Am größten ist die kulturelle Angst vor Flüchtlingen nicht etwa in Ungarn oder Polen, deren Regierungen in der Krise vor allem auf Grenzsicherung und Abschottung gesetzt hatten. Jeder vierte Bürger glaubt hier nicht, dass sich ihr Land durch Flüchtlinge und Einwanderer zum Besseren verändert. Noch höher sind die Werte aber in südeuropäischen Ländern. In Griechenland (63 Prozent) und Italien (53 Prozent) ist die kulturelle Sorge vor Flüchtlingen am größten – beides Länder, die Flüchtlingen eine schlechte ökonomische Zukunft prophezeien.
Zusammengefasst: Die Angst vor Terrorismus, bedingt durch die Flüchtlingskrise, ist in Europa hoch. Zudem bezweifeln viele Europäer, dass die Flüchtlinge Europa kulturell bereichern werden. In den meisten Ländern rechnet zumindest eine relative Mehrheit aber mit keinen großen Verwerfungen bei der Integration der Flüchtlinge.

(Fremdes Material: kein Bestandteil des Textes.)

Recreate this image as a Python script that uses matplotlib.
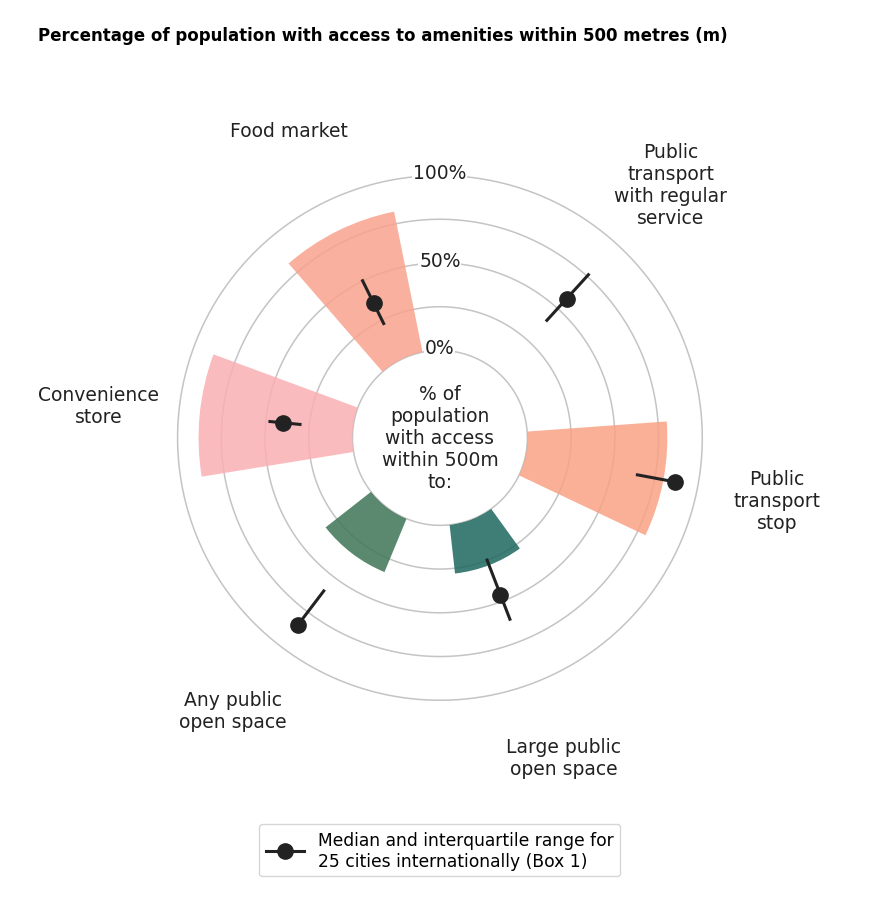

Je schlechter die ökonomischen Chancen von Einwanderern und Flüchtlingen gesehen werden, desto größer wird die Gefahr eingeschätzt, die Integration könnte scheitern. Immerhin: In Deutschland haben nach Angaben von Frank-Jürgen Weise, Chef der Arbeitsagentur und der Flüchtlingsbehörde, etwa 30.000 Flüchtlinge seit Frühjahr vergangenen Jahres einen Job gefunden. Aus den acht wichtigsten Asyl-Herkunftsländern arbeiteten im April rund 96 000 Menschen in sozialversicherungspflichtigen Jobs – ein Anstieg um 29 Prozent im Vergleich zum Vorjahr.
Für deutsche und europäische Unternehmen ist das erst der Anfang. Nur wenn es gelingt, möglichst viele Flüchtlinge in Arbeit zu bekommen, kann die ökonomische und kulturelle Integration gelingen.
Hinweis: In einer ersten Version des Artikels hatten wir berichtet, dass Daimler bislang keine Flüchtlinge beschäftigt. Diese Information war falsch, Daimler beschäftigt aktuell (11. Juli 2016) neun Flüchtlinge. Wir bitten den Fehler zu entschuldigen.